The mouse cursor—that oft-pixelated, 2-D arrow that's constantly hovering over your computer screen—hasn't really changed much since it emerged from the labs of Xerox Parc. But the mouse cursor is getting long in the tooth. On mobile touch screens, it's already obsolete. And as for the virtual interfaces of tomorrow, well, how can a 2-D pointer control virtual 3-D worlds?
But Tomás Dorta, an associate professor of the University of Montreal, doesn't think the days of the mouse cursor are over quite yet. The man responsible for collaborative VR design tools such as Hyve3D, Dorta thinks that the mouse cursor of the future will be an avatar for the smartphone we hold in our hands.
At the 2015 SIGGRAPH conference in Los Angeles, Dorta unveiled a new approach to the mouse cursor that reimagines it for virtual worlds like Hyve3D. His approach uses a smartphone or tablet as a sort of 3-D mouse to a connected screen or headset, which shows a first-person view of a 3-D interface—whether Hyve3D, some Oculus Rift game, or even a 3-D operating system. It works by turning your mouse cursor into an invisible avatar in a 3-D world: imagine playing Doom without the gun. By using multitouch gestures on the device's screen in combination with its built-in accelerometers, you can control your cursor in three-dimensions, tapping on things and grabbing things that fall in your crosshairs, which opens up all sorts of interesting possibilities without specialized hardware.
It's probably more useful to talk about the 3-D cursor in terms of what it can do. Within Hyve3D, Dorta says that the 3-D cursor allows multiple designers or engineers to interact with a virtual space simultaneously, using their individual smartphones to grab objects, copy and paste them, rotate them, sketch in the air with them, and so on. This is a big step forward, because previously, Hyve3D required users to use specialized iPads with attached joysticks to navigate the program's VR design space; now, they just download an app.
But Dorta says that the possibilities for his 3-D cursor go beyond Hyve3D. For example, imagine his technology paired with something like an Oculus Rift. Instead of having to wear specialized gloves, stand in front of a Kinect, or interact with virtual reality through something like an Xbox 360 controller, his 3-D cursor can allow everyone to manipulate and maneuver through VR worlds with whatever smartphone they have in their pockets.

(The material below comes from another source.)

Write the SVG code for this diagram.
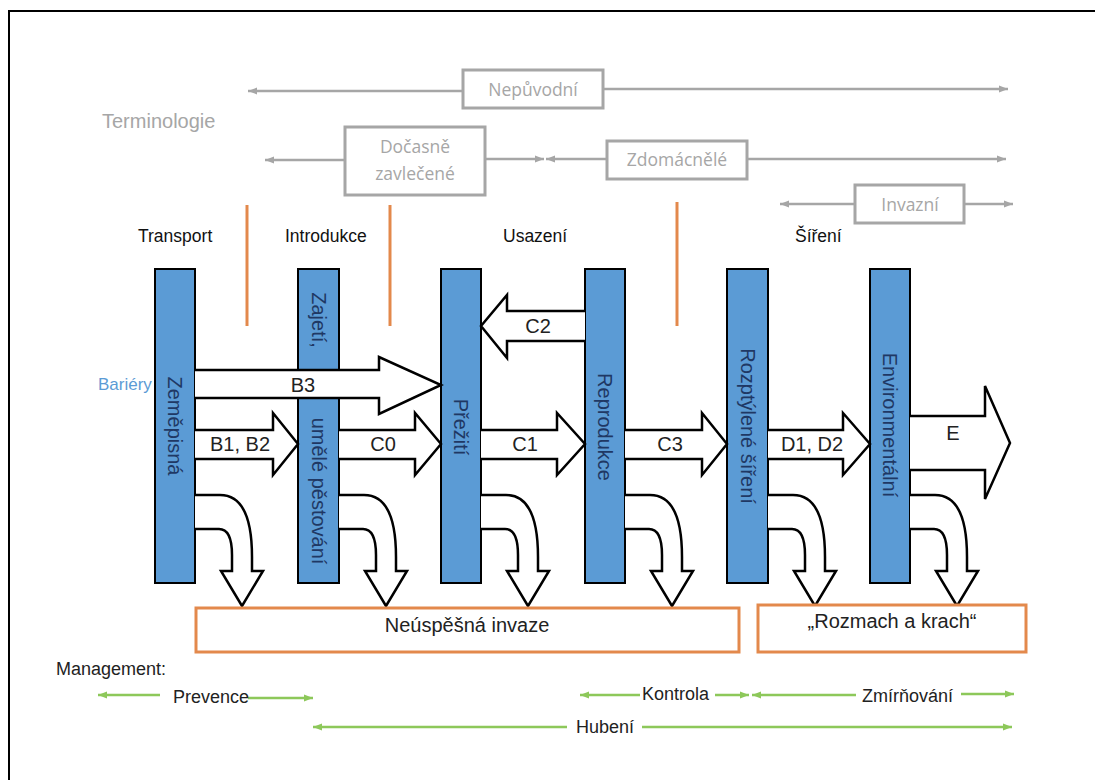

"What we've done is evolve the cursor into an avatar for a 3-D world," Dorta tells me by phone. "It's no longer just this little arrow, bouncing around on your desktop. Instead, it can now be a powerful tool for seeing inside and modifying virtual worlds." Right now, you send someone a file by attaching it to an email; in the future, using Dorta's 3-D cursor technology, you might literally throw it to someone across cyberspace using your smartphone as a pitcher's glove.